New research by Xi Song (PSC Research Associate) titled "The Formal Demography of Kinship III: Kinship Dynamics With Time-Varying Demographic Rates", published in Demographic Research was selected for the Editor's Choice Award
Research co-authored by Irma T. Elo (PSC/PARC Research Associate), Xi Song (PSC Research Associate), and Alexander Adames, a Penn Sociology PhD candidate, was mentioned in an OMNIA article about Adames' work on social stratification and mobility.
Xi Song (PSC Research Associate) received the William Julius Wilson Early Career Award from the ASA Section on Inequality, Poverty, and Mobility, awarded annually to recognize a scholar who has made major contributions early in their career.
Associate Professor of Sociology
Ph.D., Sociology, University of California Los Angeles, 2015
Xi Song’s major area of research centers on the origin of social inequality from a multigenerational perspective. Her research uses demographic, statistical, and computational tools to study the rise and fall of families in human populations across time and place. She has investigated long-term family and population changes by exploring the values of genealogical microdata. These data sources include historical data compiled from family pedigrees, population registers, administrative certificates, church records, and surname data; and modern longitudinal and cross-sectional data that follow a sample of respondents, their offspring, and descendants prospectively or ask respondents to report information about their family members and relatively retrospectively.

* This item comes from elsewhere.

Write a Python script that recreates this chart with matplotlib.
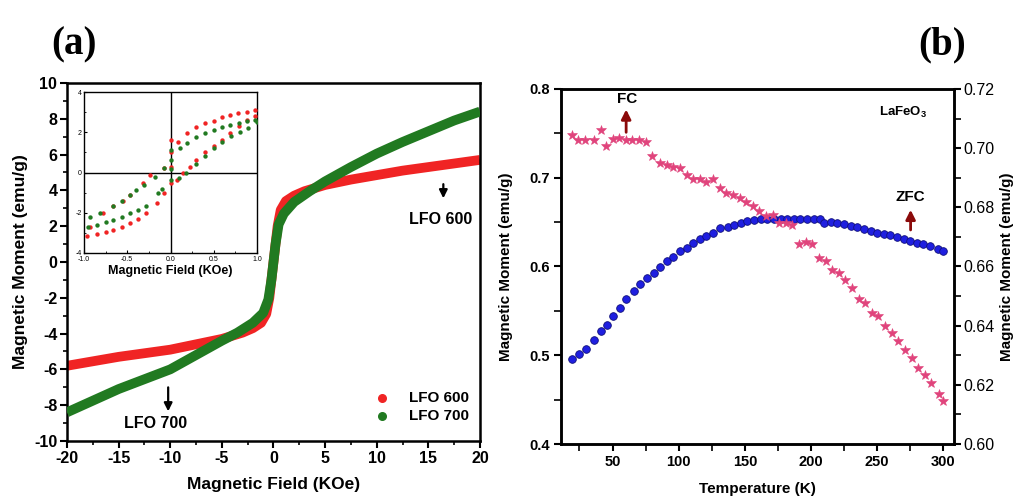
import matplotlib
matplotlib.use("Agg")
import matplotlib.pyplot as plt
from matplotlib.ticker import MultipleLocator

plt.rcParams['font.family'] = ['Liberation Sans', 'DejaVu Sans']
plt.rcParams['axes.unicode_minus'] = False

# ---------------- Panel (a) main M-H data ----------------
field_600 = [-20, -17.5, -15, -12.5, -10, -7.5, -5, -3, -2, -1.2, -0.7, -0.4, -0.2, 0,
             0.2, 0.4, 0.7, 1.2, 2, 3, 5, 7.5, 10, 12.5, 15, 17.5, 20]
moment_600 = [-5.8, -5.55, -5.3, -5.1, -4.9, -4.6, -4.3, -3.95, -3.7, -3.4, -2.9, -2.0, -1.0, 0,
              1.0, 2.0, 2.9, 3.4, 3.7, 3.95, 4.3, 4.6, 4.85, 5.1, 5.3, 5.5, 5.7]
field_700 = [-20, -17.5, -15, -12.5, -10, -7.5, -5, -3.5, -2, -1, -0.5, -0.2, 0,
             0.2, 0.5, 1, 2, 3.5, 5, 7.5, 10, 12.5, 15, 17.5, 20]
moment_700 = [-8.4, -7.75, -7.1, -6.55, -6.0, -5.2, -4.4, -3.95, -3.4, -2.85, -2.1, -1.0, 0,
              1.0, 2.1, 2.7, 3.35, 3.95, 4.5, 5.3, 6.05, 6.7, 7.3, 7.9, 8.4]

# ---------------- Panel (a) inset loop data ----------------
inset_h_600 = [0.98, 0.88, 0.78, 0.69, 0.59, 0.50, 0.40, 0.30, 0.19, 0.09, 0.0, 0.0, 0.0, -0.08, -0.24, -0.32, -0.47, -0.55, -0.66, -0.78, -0.93,
               -0.97, -0.85, -0.75, -0.66, -0.56, -0.47, -0.37, -0.28, -0.16, -0.08, 0.0, 0.08, 0.15, 0.23, 0.30, 0.40, 0.50, 0.60, 0.69, 0.79, 0.88, 0.98]
inset_m_600 = [3.1, 3.0, 2.95, 2.87, 2.75, 2.54, 2.45, 2.29, 1.96, 1.54, 1.6, 1.0, 0.3, 0.25, -0.11, -0.5, -1.1, -1.4, -1.65, -2.0, -2.69,
               -3.18, -3.05, -2.95, -2.85, -2.7, -2.52, -2.3, -2.02, -1.52, -1.03, -0.53, -0.36, 0.0, 0.3, 0.63, 1.0, 1.3, 1.6, 1.96, 2.3, 2.62, 2.79]
inset_h_700 = [0.98, 0.88, 0.79, 0.69, 0.59, 0.50, 0.40, 0.30, 0.19, 0.11, 0.0, 0.0, 0.0, -0.08, -0.18, -0.31, -0.40, -0.47, -0.56, -0.66, -0.81, -0.93,
               -0.95, -0.85, -0.75, -0.66, -0.56, -0.47, -0.37, -0.28, -0.14, -0.10, 0.0, 0.10, 0.18, 0.30, 0.40, 0.50, 0.60, 0.70, 0.80, 0.90, 1.0]
inset_m_700 = [2.62, 2.55, 2.45, 2.37, 2.25, 2.12, 1.98, 1.79, 1.46, 1.21, 1.1, 0.6, 0.2, 0.22, -0.2, -0.61, -0.85, -1.1, -1.4, -1.68, -2.0, -2.19,
               -2.69, -2.6, -2.45, -2.35, -2.2, -2.02, -1.85, -1.68, -1.02, -0.8, -0.36, -0.27, 0.0, 0.45, 0.8, 1.2, 1.5, 1.8, 2.0, 2.2, 2.5]

# ---------------- Panel (b) M-T data ----------------
temp_zfc = [19, 25, 30, 36, 41, 46, 50, 56, 60, 66, 71, 76, 81, 86, 91, 96, 101, 106, 111, 116, 121, 126, 131, 137, 142, 147,
            152, 157, 162, 167, 172, 177, 182, 187, 192, 197, 202, 207, 210, 215, 220, 225, 230, 235, 240, 245, 250, 255, 260,
            265, 270, 275, 280, 285, 290, 296, 300]
moment_zfc = [0.496, 0.501, 0.507, 0.517, 0.527, 0.534, 0.544, 0.553, 0.563, 0.572, 0.580, 0.587, 0.593, 0.599, 0.606, 0.611,
              0.617, 0.621, 0.626, 0.631, 0.634, 0.638, 0.643, 0.645, 0.647, 0.649, 0.651, 0.652, 0.654, 0.654, 0.654, 0.654,
              0.654, 0.654, 0.654, 0.654, 0.653, 0.653, 0.649, 0.650, 0.649, 0.648, 0.646, 0.644, 0.642, 0.640, 0.638, 0.637,
              0.635, 0.633, 0.631, 0.629, 0.627, 0.625, 0.623, 0.620, 0.617]
temp_fc = [19, 24, 29, 36, 41, 45, 50, 55, 60, 65, 70, 75, 80, 86, 91, 96, 101, 106, 111, 116, 121, 126, 131, 136, 141, 146,
           151, 156, 161, 166, 171, 176, 181, 186, 191, 196, 201, 206, 211, 216, 221, 226, 231, 236, 241, 246, 251, 256, 261,
           266, 271, 276, 281, 286, 291, 297, 300]
moment_fc = [0.7485, 0.743, 0.743, 0.742, 0.754, 0.736, 0.744, 0.745, 0.743, 0.742, 0.742, 0.740, 0.725, 0.717, 0.714, 0.712,
             0.711, 0.703, 0.699, 0.698, 0.695, 0.698, 0.688, 0.683, 0.681, 0.677, 0.673, 0.668, 0.662, 0.657, 0.658, 0.649,
             0.649, 0.647, 0.625, 0.628, 0.625, 0.610, 0.606, 0.596, 0.593, 0.585, 0.576, 0.563, 0.559, 0.548, 0.544, 0.533,
             0.525, 0.516, 0.506, 0.497, 0.486, 0.478, 0.469, 0.456, 0.448]

RED = '#f02424'
GREEN = '#217a21'
PINK = '#e0447c'
BLUE = '#1f1fe0'
DARKRED = '#8b0a0a'

fig = plt.figure(figsize=(10.18, 4.98), dpi=100)
fig.patch.set_facecolor('white')

# ======== Panel (a) ========
ax = fig.add_axes([0.0658, 0.1145, 0.4057, 0.719])
ax.plot(field_600, moment_600, color=RED, lw=7, solid_capstyle='butt', solid_joinstyle='round', zorder=2)
ax.plot(field_700, moment_700, color=GREEN, lw=7, solid_capstyle='butt', solid_joinstyle='round', zorder=3)
ax.set_xlim(-20, 20)
ax.set_ylim(-10, 10)
ax.xaxis.set_major_locator(MultipleLocator(5))
ax.xaxis.set_minor_locator(MultipleLocator(2.5))
ax.yaxis.set_major_locator(MultipleLocator(2))
ax.yaxis.set_minor_locator(MultipleLocator(1))
ax.tick_params(which='major', direction='out', length=5, width=1.5, labelsize=11.5, pad=2)
ax.tick_params(which='minor', direction='out', length=3, width=1.2)
for lab in ax.get_xticklabels() + ax.get_yticklabels():
    lab.set_fontweight('bold')
for s in ax.spines.values():
    s.set_linewidth(1.8)
ax.set_xlabel('Magnetic Field (KOe)', fontsize=12.5, fontweight='bold', labelpad=8)
ax.set_ylabel('Magnetic Moment (emu/g)', fontsize=12.5, fontweight='bold', labelpad=4)

# legend
ax.scatter([], [], color=RED, s=30, label='LFO 600')
ax.scatter([], [], color=GREEN, s=30, label='LFO 700')
leg = ax.legend(loc='lower right', frameon=False, prop={'weight': 'bold', 'size': 11},
                handletextpad=0.8, borderaxespad=0.3, labelspacing=0.3, bbox_to_anchor=(1.0, 0.02))

ax.annotate('', xy=(16.45, 3.4), xytext=(16.45, 4.5),
            arrowprops=dict(arrowstyle='-|>', color='black', lw=1.6, mutation_scale=12))
ax.text(16.2, 2.35, 'LFO 600', fontsize=11.5, fontweight='bold', ha='center', va='center')
ax.annotate('', xy=(-10.2, -8.5), xytext=(-10.2, -6.85),
            arrowprops=dict(arrowstyle='-|>', color='black', lw=1.6, mutation_scale=12))
ax.text(-11.4, -9.05, 'LFO 700', fontsize=11.5, fontweight='bold', ha='center', va='center')

fig.text(0.073, 0.91, '(a)', fontsize=28, fontweight='bold', family='Liberation Serif', ha='center', va='center')

# inset
ins = fig.add_axes([0.0825, 0.492, 0.170, 0.323])
ins.scatter(inset_h_600, inset_m_600, color=RED, s=10, zorder=3, linewidths=0)
ins.scatter(inset_h_700, inset_m_700, color=GREEN, s=10, zorder=3, linewidths=0)
ins.axhline(0, color='black', lw=1.0, zorder=1)
ins.axvline(0, color='black', lw=1.0, zorder=1)
ins.set_xlim(-1, 1)
ins.set_ylim(-4, 4)
ins.xaxis.set_major_locator(MultipleLocator(0.5))
ins.xaxis.set_minor_locator(MultipleLocator(0.25))
ins.yaxis.set_major_locator(MultipleLocator(2))
ins.yaxis.set_minor_locator(MultipleLocator(1))
ins.tick_params(which='major', direction='in', length=2.5, width=0.8, labelsize=5, pad=1.5)
ins.tick_params(axis='x', which='major', pad=2.5)
ins.tick_params(which='minor', direction='in', length=1.5, width=0.6)
for s in ins.spines.values():
    s.set_linewidth(1.0)
ins.set_xlabel('Magnetic Field (KOe)', fontsize=9, fontweight='bold', labelpad=1)

# ======== Panel (b) ========
bx = fig.add_axes([0.551, 0.1084, 0.386, 0.713])
bx.plot(temp_fc, moment_fc, linestyle='none', marker='*', color=PINK, markersize=7, markeredgewidth=0.4, zorder=3)
bx.plot(temp_zfc, moment_zfc, linestyle='none', marker='o', markerfacecolor=BLUE, markeredgecolor='#10107a',
        markersize=5.5, markeredgewidth=0.6, zorder=2)
bx.set_xlim(11, 308)
bx.set_ylim(0.4, 0.8)
bx.xaxis.set_major_locator(MultipleLocator(50))
bx.xaxis.set_minor_locator(MultipleLocator(25))
bx.yaxis.set_major_locator(MultipleLocator(0.1))
bx.yaxis.set_minor_locator(MultipleLocator(0.05))
bx.tick_params(which='major', direction='out', length=5, width=1.5, labelsize=10.5, pad=3)
bx.tick_params(which='minor', direction='out', length=5, width=1.2)
for lab in bx.get_xticklabels() + bx.get_yticklabels():
    lab.set_fontweight('bold')
for s in bx.spines.values():
    s.set_linewidth(1.8)
bx.set_xlabel('Temperature (K)', fontsize=11, fontweight='bold', labelpad=9)
bx.set_ylabel('Magnetic Moment (emu/g)', fontsize=11, fontweight='bold', labelpad=12)

bx2 = bx.twinx()
bx2.set_ylim(0.60, 0.72)
bx2.yaxis.set_major_locator(MultipleLocator(0.02))
bx2.yaxis.set_minor_locator(MultipleLocator(0.01))
bx2.yaxis.set_major_formatter(matplotlib.ticker.FormatStrFormatter('%.2f'))
bx2.tick_params(which='major', direction='out', length=5, width=1.5, labelsize=11.5, pad=2)
bx2.tick_params(which='minor', direction='out', length=5, width=1.2)
bx2.set_ylabel('Magnetic Moment (emu/g)', fontsize=11, fontweight='bold', labelpad=4)
for s in bx2.spines.values():
    s.set_linewidth(1.8)

bx.annotate('', xy=(60.3, 0.780), xytext=(60.3, 0.748),
            arrowprops=dict(arrowstyle='-|>', color=DARKRED, lw=2.0, mutation_scale=14))
bx.text(61, 0.789, 'FC', fontsize=11, fontweight='bold', ha='center', va='center')
bx.annotate('', xy=(275.3, 0.667), xytext=(275.3, 0.638),
            arrowprops=dict(arrowstyle='-|>', color=DARKRED, lw=2.0, mutation_scale=14))
bx.text(275.3, 0.678, 'ZFC', fontsize=11, fontweight='bold', ha='center', va='center')
bx.text(270, 0.773, r'LaFeO$_\mathregular{3}$', fontsize=9.5, fontweight='bold', ha='center', va='center')

fig.text(0.925, 0.91, '(b)', fontsize=28, fontweight='bold', family='Liberation Serif', ha='center', va='center')

fig.savefig('out.png', dpi=100)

Her previous work has drawn on family genealogies from as many as sixteen generations of imperial and peasant families from 18th--20th century China to explore why families grow, decline, or even die out, and how they maintain, change, and reproduce their social statuses. Her recent work uses U.S. linked historical censuses and contemporary survey data from 1850 to 2015 to illustrate how macro-level social changes in fertility, mortality, and family structure, and micro-level patterns of families’ social mobility jointly lead to persistent inequality across generations.

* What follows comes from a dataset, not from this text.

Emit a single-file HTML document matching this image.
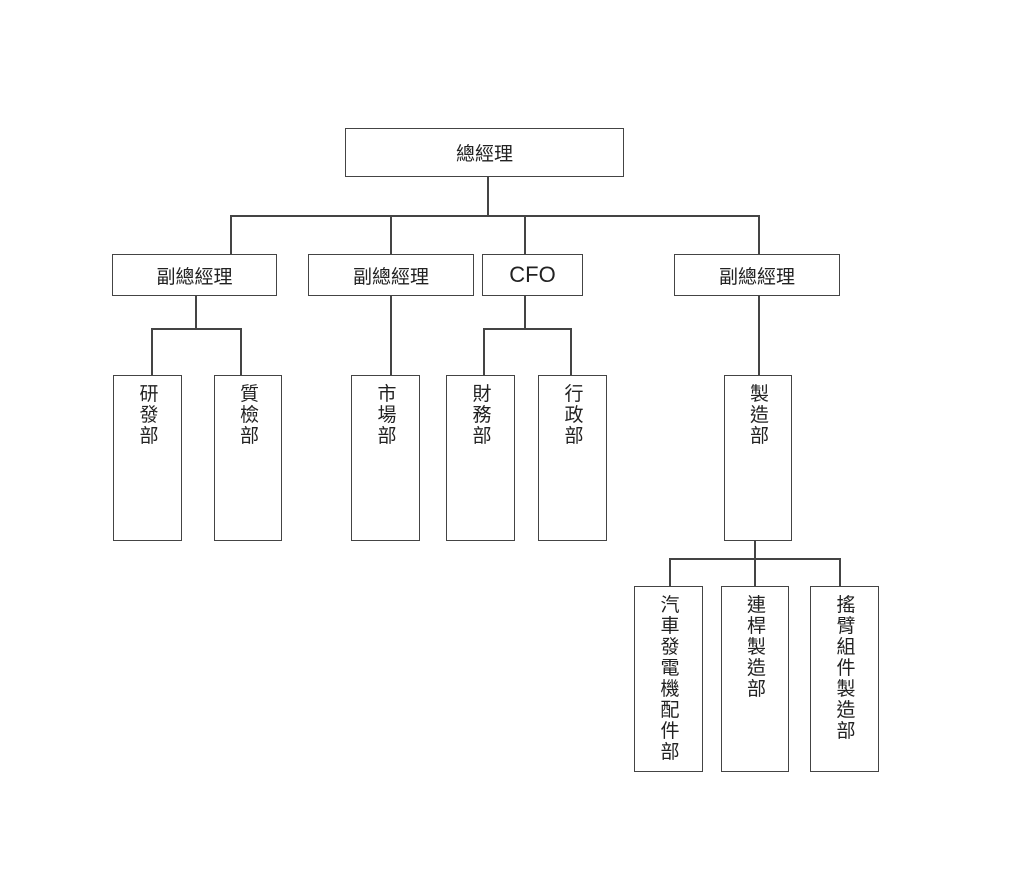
<!DOCTYPE html>
<html><head><meta charset="utf-8"><style>
body{margin:0;width:1024px;height:882px;background:#fff;position:relative;overflow:hidden;font-family:"Liberation Sans","Noto Sans CJK TC",sans-serif;color:#222}
.b{position:absolute;border:1.5px solid #444;box-sizing:border-box;background:#fff}
.h{display:flex;align-items:center;justify-content:center;font-size:19px}
.v{text-align:center;font-size:19px;line-height:21px;padding-top:8px;padding-left:3px}
.l{position:absolute;background:#444}
</style></head><body>
<div class="l" style="left:487px;top:176px;width:1.5px;height:40px"></div>
<div class="l" style="left:230px;top:215px;width:529px;height:1.5px"></div>
<div class="l" style="left:230px;top:215px;width:1.5px;height:39px"></div>
<div class="l" style="left:390px;top:215px;width:1.5px;height:39px"></div>
<div class="l" style="left:524px;top:215px;width:1.5px;height:39px"></div>
<div class="l" style="left:758px;top:215px;width:1.5px;height:39px"></div>
<div class="l" style="left:195px;top:295px;width:1.5px;height:33px"></div>
<div class="l" style="left:151px;top:328px;width:90px;height:1.5px"></div>
<div class="l" style="left:151px;top:328px;width:1.5px;height:47px"></div>
<div class="l" style="left:240px;top:328px;width:1.5px;height:47px"></div>
<div class="l" style="left:390px;top:295px;width:1.5px;height:80px"></div>
<div class="l" style="left:524px;top:295px;width:1.5px;height:33px"></div>
<div class="l" style="left:483px;top:328px;width:88px;height:1.5px"></div>
<div class="l" style="left:483px;top:328px;width:1.5px;height:47px"></div>
<div class="l" style="left:570px;top:328px;width:1.5px;height:47px"></div>
<div class="l" style="left:758px;top:295px;width:1.5px;height:80px"></div>
<div class="l" style="left:754px;top:540px;width:1.5px;height:46px"></div>
<div class="l" style="left:669px;top:558px;width:171px;height:1.5px"></div>
<div class="l" style="left:669px;top:558px;width:1.5px;height:28px"></div>
<div class="l" style="left:839px;top:558px;width:1.5px;height:28px"></div>
<div class="b h" style="left:345px;top:128px;width:279px;height:49px">總經理</div>
<div class="b h" style="left:112px;top:254px;width:165px;height:42px">副總經理</div>
<div class="b h" style="left:308px;top:254px;width:166px;height:42px">副總經理</div>
<div class="b h" style="left:482px;top:254px;width:101px;height:42px;font-size:22px">CFO</div>
<div class="b h" style="left:674px;top:254px;width:166px;height:42px">副總經理</div>
<div class="b v" style="left:113px;top:375px;width:69px;height:166px">研<br>發<br>部</div>
<div class="b v" style="left:214px;top:375px;width:68px;height:166px">質<br>檢<br>部</div>
<div class="b v" style="left:351px;top:375px;width:69px;height:166px">市<br>場<br>部</div>
<div class="b v" style="left:446px;top:375px;width:69px;height:166px">財<br>務<br>部</div>
<div class="b v" style="left:538px;top:375px;width:69px;height:166px">行<br>政<br>部</div>
<div class="b v" style="left:724px;top:375px;width:68px;height:166px">製<br>造<br>部</div>
<div class="b v" style="left:634px;top:586px;width:69px;height:186px">汽<br>車<br>發<br>電<br>機<br>配<br>件<br>部</div>
<div class="b v" style="left:721px;top:586px;width:68px;height:186px">連<br>桿<br>製<br>造<br>部</div>
<div class="b v" style="left:810px;top:586px;width:69px;height:186px">搖<br>臂<br>組<br>件<br>製<br>造<br>部</div>
</body></html>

Her methodological work focuses on developing demographic models based on life tables and Markov chains to predict family dynamics and kinship system in a population, identifying causal mediation mechanisms in social mobility processes, modelling intensive longitudinal data using dyadic and multivariate mixed effects models, and reconciling prospective and retrospective approaches to sociological studies.
Her research has appeared in the American Sociological Review, Annual Review of Sociology, Demography, PNAS, Social Science Research, Sociological Methods and Research, and Sociological Science. Her papers received multiple awards from the American Sociological Association and the International Sociological Association Research Committee on Social Stratification and Mobility. She serves on the editorial boards of the American Journal of Sociology and Research in Social Stratification and Mobility.